▶ **Data extract**:
╔══

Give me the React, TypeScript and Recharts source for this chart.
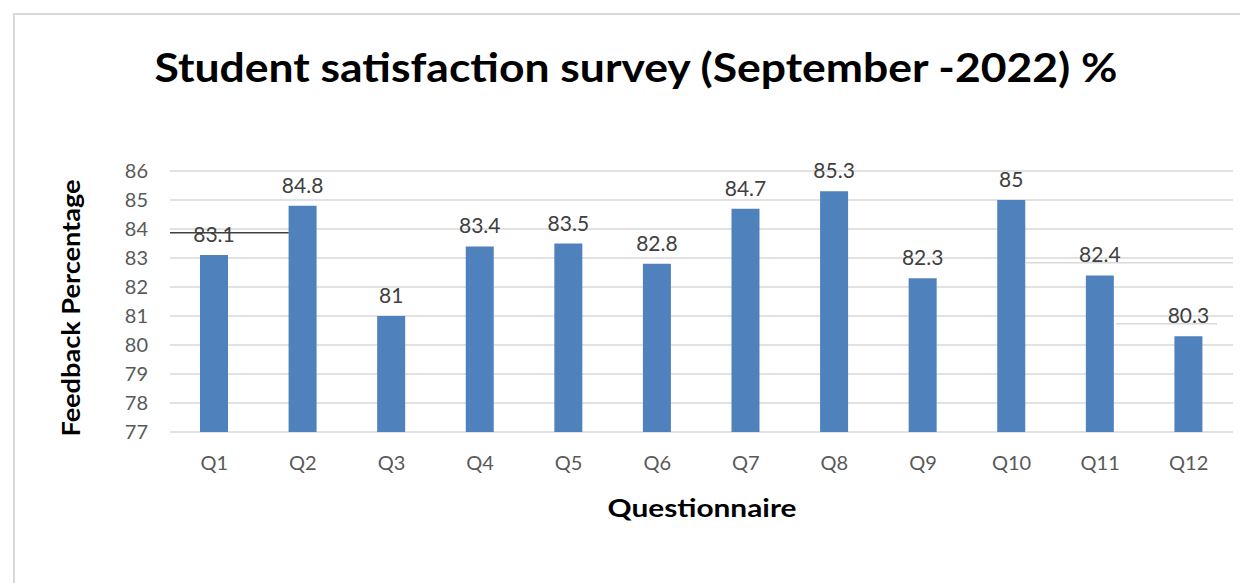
import React from 'react';
import { BarChart, Bar, XAxis, YAxis, CartesianGrid, LabelList, ReferenceLine } from 'recharts';

const questions = ['Q1', 'Q2', 'Q3', 'Q4', 'Q5', 'Q6', 'Q7', 'Q8', 'Q9', 'Q10', 'Q11', 'Q12'];
const feedback = [83.1, 84.8, 81, 83.4, 83.5, 82.8, 84.7, 85.3, 82.3, 85, 82.4, 80.3];
const yTicks = [77, 78, 79, 80, 81, 82, 83, 84, 85, 86];

// stray lines visible on the original picture: start/end in category bands, height in value units
const strayLines = [
  { from: 0, to: 1.34, y: 83.87, color: '#404040' },
  { from: 9.66, to: 12, y: 82.84, color: '#d9d9d9' },
  { from: 10.68, to: 11.82, y: 80.73, color: '#d9d9d9' },
];

const data = questions.map((q, i) => ({ name: q, value: feedback[i] }));

const FONT = 'Lato, "Open Sans", sans-serif';

const partialLine = (from: number, to: number, color: string) => (props: any) => {
  const { x1, x2, y1 } = props;
  const w = x2 - x1;
  const n = questions.length;
  return (
    <line
      x1={x1 + (w * from) / n}
      x2={x1 + (w * to) / n}
      y1={y1}
      y2={y1}
      stroke={color}
      strokeWidth={1.5}
    />
  );
};

const App: React.FC = () => {
  return (
    <div style={{ position: 'relative', width: 1240, height: 575, overflow: 'hidden', fontFamily: FONT }}>
      <div
        style={{
          position: 'absolute',
          left: 5,
          top: 5,
          width: 1300,
          height: 700,
          borderTop: '2px solid #d9d9d9',
          borderLeft: '2px solid #d9d9d9',
        }}
      />
      <BarChart
        width={1240}
        height={575}
        data={data}
        margin={{ top: 163, right: 15, left: 62, bottom: 91 }}
        style={{ position: 'absolute', left: 0, top: 0 }}
      >
        <CartesianGrid vertical={false} stroke="#d9d9d9" strokeWidth={1.5} />
        <XAxis
          dataKey="name"
          axisLine={false}
          tickLine={false}
          tickSize={0}
          tickMargin={24}
          height={60}
          tick={{ fill: '#595959', fontSize: 20, fontFamily: FONT }}
          interval={0}
        />
        <YAxis
          domain={[77, 86]}
          ticks={yTicks}
          width={100}
          axisLine={false}
          tickLine={false}
          tickSize={0}
          tickMargin={22}
          tick={{ fill: '#595959', fontSize: 20, fontFamily: FONT }}
          interval={0}
        />
        {strayLines.map((s, i) => (
          <ReferenceLine key={i} y={s.y} shape={partialLine(s.from, s.to, s.color)} />
        ))}
        <Bar dataKey="value" fill="#4f81bd" barSize={28} isAnimationActive={false}>
          <LabelList
            dataKey="value"
            position="top"
            offset={13}
            style={{ fill: '#404040', fontSize: 21, fontFamily: FONT }}
          />
        </Bar>
      </BarChart>
      <svg width={1240} height={575} style={{ position: 'absolute', left: 0, top: 0, pointerEvents: 'none' }}>
        <text
          x={628}
          y={74}
          textAnchor="middle"
          fontFamily={FONT}
          fontWeight="bold"
          fontSize={40}
          textLength={963}
          lengthAdjust="spacingAndGlyphs"
          fill="#000"
        >
          Student satisfaction survey (September -2022) %
        </text>
        <text
          x={0}
          y={0}
          transform="translate(62,300) rotate(-90)"
          textAnchor="middle"
          dominantBaseline="central"
          fontFamily={FONT}
          fontWeight="bold"
          fontSize={25}
          textLength={257}
          lengthAdjust="spacingAndGlyphs"
          fill="#000"
        >
          Feedback Percentage
        </text>
        <text
          x={694}
          y={509}
          textAnchor="middle"
          fontFamily={FONT}
          fontWeight="bold"
          fontSize={25}
          textLength={189}
          lengthAdjust="spacingAndGlyphs"
          fill="#000"
        >
          Questionnaire
        </text>
      </svg>
    </div>
  );
};

export default App;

╚══

▶ **What is asked**:
Leave out the pictures and give the listing above again exactly.

▶ **Exercise response**:
Give me the React, TypeScript and Recharts source for this chart.
import React from 'react';
import { BarChart, Bar, XAxis, YAxis, CartesianGrid, LabelList, ReferenceLine } from 'recharts';

const questions = ['Q1', 'Q2', 'Q3', 'Q4', 'Q5', 'Q6', 'Q7', 'Q8', 'Q9', 'Q10', 'Q11', 'Q12'];
const feedback = [83.1, 84.8, 81, 83.4, 83.5, 82.8, 84.7, 85.3, 82.3, 85, 82.4, 80.3];
const yTicks = [77, 78, 79, 80, 81, 82, 83, 84, 85, 86];

// stray lines visible on the original picture: start/end in category bands, height in value units
const strayLines = [
  { from: 0, to: 1.34, y: 83.87, color: '#404040' },
  { from: 9.66, to: 12, y: 82.84, color: '#d9d9d9' },
  { from: 10.68, to: 11.82, y: 80.73, color: '#d9d9d9' },
];

const data = questions.map((q, i) => ({ name: q, value: feedback[i] }));

const FONT = 'Lato, "Open Sans", sans-serif';

const partialLine = (from: number, to: number, color: string) => (props: any) => {
  const { x1, x2, y1 } = props;
  const w = x2 - x1;
  const n = questions.length;
  return (
    <line
      x1={x1 + (w * from) / n}
      x2={x1 + (w * to) / n}
      y1={y1}
      y2={y1}
      stroke={color}
      strokeWidth={1.5}
    />
  );
};

const App: React.FC = () => {
  return (
    <div style={{ position: 'relative', width: 1240, height: 575, overflow: 'hidden', fontFamily: FONT }}>
      <div
        style={{
          position: 'absolute',
          left: 5,
          top: 5,
          width: 1300,
          height: 700,
          borderTop: '2px solid #d9d9d9',
          borderLeft: '2px solid #d9d9d9',
        }}
      />
      <BarChart
        width={1240}
        height={575}
        data={data}
        margin={{ top: 163, right: 15, left: 62, bottom: 91 }}
        style={{ position: 'absolute', left: 0, top: 0 }}
      >
        <CartesianGrid vertical={false} stroke="#d9d9d9" strokeWidth={1.5} />
        <XAxis
          dataKey="name"
          axisLine={false}
          tickLine={false}
          tickSize={0}
          tickMargin={24}
          height={60}
          tick={{ fill: '#595959', fontSize: 20, fontFamily: FONT }}
          interval={0}
        />
        <YAxis
          domain={[77, 86]}
          ticks={yTicks}
          width={100}
          axisLine={false}
          tickLine={false}
          tickSize={0}
          tickMargin={22}
          tick={{ fill: '#595959', fontSize: 20, fontFamily: FONT }}
          interval={0}
        />
        {strayLines.map((s, i) => (
          <ReferenceLine key={i} y={s.y} shape={partialLine(s.from, s.to, s.color)} />
        ))}
        <Bar dataKey="value" fill="#4f81bd" barSize={28} isAnimationActive={false}>
          <LabelList
            dataKey="value"
            position="top"
            offset={13}
            style={{ fill: '#404040', fontSize: 21, fontFamily: FONT }}
          />
        </Bar>
      </BarChart>
      <svg width={1240} height={575} style={{ position: 'absolute', left: 0, top: 0, pointerEvents: 'none' }}>
        <text
          x={628}
          y={74}
          textAnchor="middle"
          fontFamily={FONT}
          fontWeight="bold"
          fontSize={40}
          textLength={963}
          lengthAdjust="spacingAndGlyphs"
          fill="#000"
        >
          Student satisfaction survey (September -2022) %
        </text>
        <text
          x={0}
          y={0}
          transform="translate(62,300) rotate(-90)"
          textAnchor="middle"
          dominantBaseline="central"
          fontFamily={FONT}
          fontWeight="bold"
          fontSize={25}
          textLength={257}
          lengthAdjust="spacingAndGlyphs"
          fill="#000"
        >
          Feedback Percentage
        </text>
        <text
          x={694}
          y={509}
          textAnchor="middle"
          fontFamily={FONT}
          fontWeight="bold"
          fontSize={25}
          textLength={189}
          lengthAdjust="spacingAndGlyphs"
          fill="#000"
        >
          Questionnaire
        </text>
      </svg>
    </div>
  );
};

export default App;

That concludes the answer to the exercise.